Тем временем неживые мужчины и женщины из группы усиления уже погрузились в два легких летающих танка «флайштурм», и дверцы еще не закрылись, когда «флайштурмы» вместе рывком поднялись в воздух с давящим на уши и мозг тяжелым стоном. Пилоты, объединив по радио свои Giyomer А, действовали как единое целое; задача — определить местонахождение флаера Хиллари, сблизиться и вынудить к посадке; если кукла-угонщик попытается скрыться — загнать флаер в небо над Пепелищем или Руинами и там сбить.
* * *
Дверца, вскрытая Габаром, закрылась неплотно, и Дымка вела флаер, дав крен градусов десять на правый борт, чтоб дверь не распахнулась на лету; высоты Дымка не боялась, но это было бы опасно.
Пары беглых взглядов вскользь ей было достаточно, чтобы и запомнить своего неожиданного попутчика, и уточнить его расовый тип. Габар был тьянга на все сто — по окрасу строго чепрачный, шерсть от светло-куньей до марса коричневого, средней длины (и старательно подстриженная, кстати), ровная, полужесткая; глубокие карие глаза, прямой профиль (правда, без переносицы, но это мелочь) и бледно-розовые губы с кофейной каймой. Со своей стороны, и Габар изучал храбрую тинку-угонщицу — родившись в Сэнтрал-Сити, где девяносто с хвостом миллионов гладкокожих землян-эйджи, где на них завязаны все видео и вся реклама, он привык любоваться эйджинками, как и единокровными мохнатками, но ЭТА была особенная. Она знала тьянгуш, которым владеет дай бог один из двухсот централов — и то потому, что он сам мохнатый, полисмен в Тьянга-тауне или Яунджаре или работник службы ассимиляции. Она не болела ксенофобией, которая так достает иногда. Она запросто увела флаер, который стоит тысяч семьдесят бассов — как в магазине тиснула журнальчик. И она улыбнулась ему!! Он с отверткой, а она — губки месяцем! Ийиии! И красивая она, умрешь — глазищи, волосы как ветер, ноги длинные, и вся как тонкая пружина.

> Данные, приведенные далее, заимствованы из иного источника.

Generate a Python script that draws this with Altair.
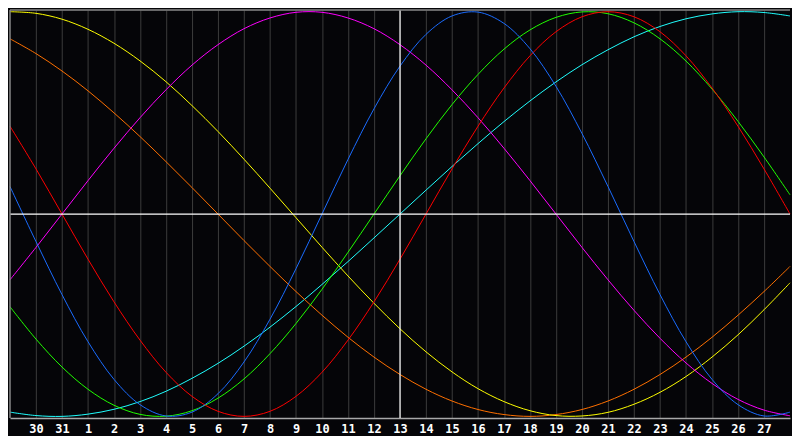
import altair as alt
import pandas as pd

# day index 0..30 across the chart (0 = the 29th of the previous month)
days = list(range(31))
date_labels = ["29", "30", "31", "1", "2", "3", "4", "5", "6", "7", "8", "9", "10", "11", "12",
               "13", "14", "15", "16", "17", "18", "19", "20", "21", "22", "23", "24", "25",
               "26", "27", "28"]
tick_days = list(range(1, 30))
today_day = [15]

blue = [0.136, -0.136, -0.398, -0.631, -0.817, -0.942, -0.998, -0.979, -0.888, -0.731, -0.52, -0.27, 0.0, 0.27, 0.52, 0.731, 0.888, 0.979, 0.998, 0.942, 0.817, 0.631, 0.398, 0.136, -0.136, -0.398, -0.631, -0.817, -0.942, -0.998, -0.979]
red = [0.434, 0.223, -0.0, -0.223, -0.434, -0.623, -0.782, -0.901, -0.975, -1.0, -0.975, -0.901, -0.782, -0.623, -0.434, -0.223, 0.0, 0.223, 0.434, 0.623, 0.782, 0.901, 0.975, 1.0, 0.975, 0.901, 0.782, 0.623, 0.434, 0.223, 0.0]
green = [-0.458, -0.618, -0.756, -0.866, -0.945, -0.99, -0.999, -0.972, -0.91, -0.815, -0.69, -0.541, -0.372, -0.189, 0.0, 0.189, 0.372, 0.541, 0.69, 0.815, 0.91, 0.972, 0.999, 0.99, 0.945, 0.866, 0.756, 0.618, 0.458, 0.282, 0.095]
magenta = [-0.325, -0.165, 0.0, 0.165, 0.325, 0.476, 0.614, 0.736, 0.837, 0.916, 0.969, 0.997, 0.997, 0.969, 0.916, 0.837, 0.736, 0.614, 0.476, 0.325, 0.165, 0.0, -0.165, -0.325, -0.476, -0.614, -0.736, -0.837, -0.916, -0.969, -0.997]
yellow = [1.0, 0.992, 0.963, 0.913, 0.844, 0.757, 0.654, 0.536, 0.408, 0.271, 0.128, -0.018, -0.164, -0.306, -0.441, -0.567, -0.681, -0.78, -0.863, -0.927, -0.972, -0.996, -0.998, -0.98, -0.94, -0.881, -0.803, -0.707, -0.597, -0.473, -0.34]
orange = [0.866, 0.793, 0.707, 0.609, 0.5, 0.383, 0.259, 0.131, 0.0, -0.131, -0.259, -0.383, -0.5, -0.609, -0.707, -0.793, -0.866, -0.924, -0.966, -0.991, -1.0, -0.991, -0.966, -0.924, -0.866, -0.793, -0.707, -0.609, -0.5, -0.383, -0.259]
cyan = [-0.979, -0.996, -1.0, -0.989, -0.965, -0.927, -0.876, -0.812, -0.738, -0.653, -0.559, -0.457, -0.348, -0.235, -0.118, 0.0, 0.118, 0.235, 0.348, 0.457, 0.559, 0.653, 0.738, 0.812, 0.876, 0.927, 0.965, 0.989, 1.0, 0.996, 0.979]

series_names = ["cyan", "orange", "yellow", "magenta", "green", "red", "blue"]
series_values = [cyan, orange, yellow, magenta, green, red, blue]
series_colors = ["#20ffff", "#ff7000", "#ffff00", "#ff00ff", "#20ff00", "#ff0000", "#1a6cff"]

rows = []
for order, (name, vals) in enumerate(zip(series_names, series_values)):
    for d, v in zip(days, vals):
        rows.append({"series": name, "order": order, "day": d, "value": v})
df = pd.DataFrame(rows)

W, H = 784, 410
label_expr = "[" + ",".join("'%s'" % s for s in date_labels) + "][datum.value]"

x_scale = alt.Scale(domain=[0, 30], nice=False, zero=False)
y_scale = alt.Scale(domain=[-1.008, 1.008], nice=False, zero=False)

x_axis = alt.Axis(values=tick_days, labelExpr=label_expr, title=None, grid=True,
                  gridColor="#3c3c3c", gridWidth=1, ticks=False, domainColor="#a8a8a8",
                  domainWidth=1.5, labelColor="white", labelFont="DejaVu Sans Mono",
                  labelFontWeight="bold", labelFontSize=12, labelPadding=6,
                  labelFlush=False, labelOverlap=False)

lines = alt.Chart(df).mark_line(strokeWidth=1, interpolate="catmull-rom").encode(
    x=alt.X("day:Q", scale=x_scale, axis=x_axis),
    y=alt.Y("value:Q", scale=y_scale, axis=None),
    color=alt.Color("series:N", scale=alt.Scale(domain=series_names, range=series_colors), legend=None),
    order=alt.Order("order:Q"),
)

frame_df = pd.DataFrame({"a": [0]})
top_rule = alt.Chart(frame_df).mark_rule(color="#8a8a8a", strokeWidth=1.5).encode(
    x=alt.value(0), x2=alt.value(W), y=alt.value(0))
left_rule = alt.Chart(frame_df).mark_rule(color="#8a8a8a", strokeWidth=1.5).encode(
    x=alt.value(0), y=alt.value(0), y2=alt.value(H))

hline = alt.Chart(pd.DataFrame({"v": [0.0]})).mark_rule(color="white", strokeWidth=1.2).encode(
    y=alt.Y("v:Q", scale=y_scale, axis=None))
vline = alt.Chart(pd.DataFrame({"d": today_day})).mark_rule(color="white", strokeWidth=1.2).encode(
    x=alt.X("d:Q", scale=x_scale, axis=x_axis))

chart = alt.layer(lines, hline, vline, top_rule, left_rule).properties(
    width=W, height=H, padding={"left": 0, "top": 0, "right": 0, "bottom": 0},
).configure(background="#050508").configure_view(stroke=None, fill="#050508")

chart.save("out.html", embed_options={"renderer": "svg", "actions": False})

— Дым, — уже запросто спросил он, — а ты на заказ угоняешь, да?
— Нет, я так — покататься; полетаю немножко — и брошу в Руинах.

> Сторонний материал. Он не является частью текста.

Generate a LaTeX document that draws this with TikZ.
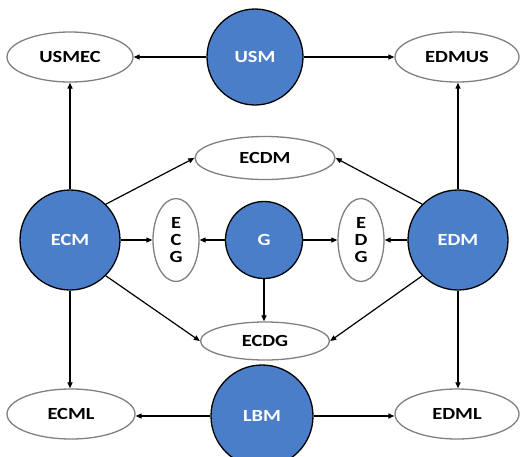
\documentclass[tikz,border=0pt]{standalone}
\usepackage{fontspec}
\setmainfont{Carlito}[FakeStretch=1.2]
\usetikzlibrary{shapes.geometric,arrows.meta}
\definecolor{hubblue}{RGB}{74,126,200}
\definecolor{rimgray}{RGB}{128,128,128}
\tikzset{
  hub/.style={circle, draw=black, line width=1.3pt, fill=hubblue, text=white,
    inner sep=0pt, minimum size=#1, font=\fontsize{17}{17}\selectfont\bfseries},
  hub/.default=100pt,
  leaf/.style={ellipse, draw=rimgray, line width=1.3pt, fill=white, inner sep=0pt,
    align=center, font=\fontsize{17}{17}\selectfont\bfseries},
  link/.style={line width=1.2pt, -{Triangle[length=6pt,width=5pt]}}
}
\begin{document}
\begin{tikzpicture}[x=1pt, y=-1pt]
    \useasboundingbox (0,0) rectangle (520,456);
    % models (blue circles)
    \node[hub=96pt]  (USM) at (255,57)  {USM};
    \node[hub]       (ECM) at (70,240)  {ECM};
    \node[hub=77pt]  (G)   at (264,240) {G};
    \node[hub]       (EDM) at (458,240) {EDM};
    \node[hub=102pt] (LBM) at (262,416) {LBM};
    % results (ellipses)
    \node[leaf, minimum width=126pt, minimum height=50pt] (USMEC) at (70,57)  {USMEC};
    \node[leaf, minimum width=124pt, minimum height=50pt] (EDMUS) at (457,57) {EDMUS};
    \node[leaf, minimum width=140pt, minimum height=43pt] (ECDM)  at (265,158) {ECDM};
    \node[leaf, minimum width=46pt,  minimum height=83pt] (ECG)   at (176,240) {E\\C\\G};
    \node[leaf, minimum width=46pt,  minimum height=83pt] (EDG)   at (361,240) {E\\D\\G};
    \node[leaf, minimum width=129pt, minimum height=38pt] (ECDG)  at (265,341) {ECDG};
    \node[leaf, minimum width=128pt, minimum height=50pt] (ECML)  at (71,414)  {ECML};
    \node[leaf, minimum width=124pt, minimum height=50pt] (EDML)  at (457,414) {EDML};
    % arrows
    \draw[link] (USM) -- (USMEC);
    \draw[link] (USM) -- (EDMUS);
    \draw[link] (ECM.north) -- (USMEC.south);
    \draw[link] (EDM.north) -- (EDM.north |- EDMUS.south);
    \draw[link] (ECM.45) -- (ECDM.west);
    \draw[link] (EDM.135) -- (ECDM.east);
    \draw[link] (ECM) -- (ECG);
    \draw[link] (G) -- (ECG);
    \draw[link] (G) -- (EDG);
    \draw[link] (EDM) -- (EDG);
    \draw[link] (G.south) -- (G.south |- ECDG.north);
    \draw[link] (ECM.-45) -- (ECDG.west);
    \draw[link] (EDM.-135) -- (ECDG.east);
    \draw[link] (ECM.south) -- (ECM.south |- ECML.north);
    \draw[link] (EDM.south) -- (EDM.south |- EDML.north);
    \draw[link] (LBM.west) -- (LBM.west -| ECML.east);
    \draw[link] (LBM.east) -- (LBM.east -| EDML.west);
\end{tikzpicture}
\end{document}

— Бууу, здорово! — Габар в восторге щелкнул пальцами. — А какую ты проблему мне решить хотела? Ну, я — понятно, флаер откупорил, а ты что?
— Так, чепуха, — коротко пожала плечами Дымка. — Я избавляю тебя от встречи с военной полицией.

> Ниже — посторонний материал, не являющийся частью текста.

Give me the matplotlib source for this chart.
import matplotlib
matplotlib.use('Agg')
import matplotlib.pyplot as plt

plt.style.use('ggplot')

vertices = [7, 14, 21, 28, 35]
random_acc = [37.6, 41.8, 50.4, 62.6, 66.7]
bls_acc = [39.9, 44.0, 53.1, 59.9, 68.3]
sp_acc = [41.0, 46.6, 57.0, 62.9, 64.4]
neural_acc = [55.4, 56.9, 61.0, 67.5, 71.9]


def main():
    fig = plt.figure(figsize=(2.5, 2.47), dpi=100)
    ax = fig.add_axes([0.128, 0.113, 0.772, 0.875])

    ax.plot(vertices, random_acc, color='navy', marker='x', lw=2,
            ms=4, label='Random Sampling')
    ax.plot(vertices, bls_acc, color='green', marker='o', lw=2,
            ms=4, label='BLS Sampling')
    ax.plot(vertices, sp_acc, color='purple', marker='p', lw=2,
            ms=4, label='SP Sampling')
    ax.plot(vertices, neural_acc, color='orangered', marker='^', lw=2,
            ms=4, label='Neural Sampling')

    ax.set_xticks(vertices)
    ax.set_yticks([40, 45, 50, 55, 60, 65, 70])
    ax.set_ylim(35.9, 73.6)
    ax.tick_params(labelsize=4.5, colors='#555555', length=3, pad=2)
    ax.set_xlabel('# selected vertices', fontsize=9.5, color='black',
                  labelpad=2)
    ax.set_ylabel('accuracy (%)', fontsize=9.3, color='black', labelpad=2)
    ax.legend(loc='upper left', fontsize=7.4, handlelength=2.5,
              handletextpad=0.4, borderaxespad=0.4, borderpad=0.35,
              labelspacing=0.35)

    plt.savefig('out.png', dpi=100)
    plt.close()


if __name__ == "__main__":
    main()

— Йуу… — обескураженный, но пока еще не струсивший Габар пошевелил носом. — Что, все так взаправду, да? А почему так?
— Это флаер одного большого чина из оборонки. Я захотела сделать ему бяку, а ты мне помог. Вот я и взяла тебя, чтоб тебя потом на стоянке не схватили и не потрясли как следует. Ты ведь очень заметный, — прибавила она, как будто извиняясь, что это она родила Габара вот таким, мохнатым. — Да, ты держись получше, я сейчас буду садиться; мне надо позвонить, а тебе — бежать бегом.
— Ааа… мы увидимся, да? — неожиданно вырвалось у Габара то, что он даже не думал, а где-то внутри чувствовал.
— Ну, я не знааааю… — с неопределенной грустью протянула Дымка, когда флаер ухнул вниз, а желудок Габара подкатился к горлу. — Мы в расчете, да? — разговорное тьянское «да» уже отложилось в практической части пользования языком. — Знаешь, в нашем квартале не любят, если гладкая идет с мохнатым. Освищут, облают, а то и похуже.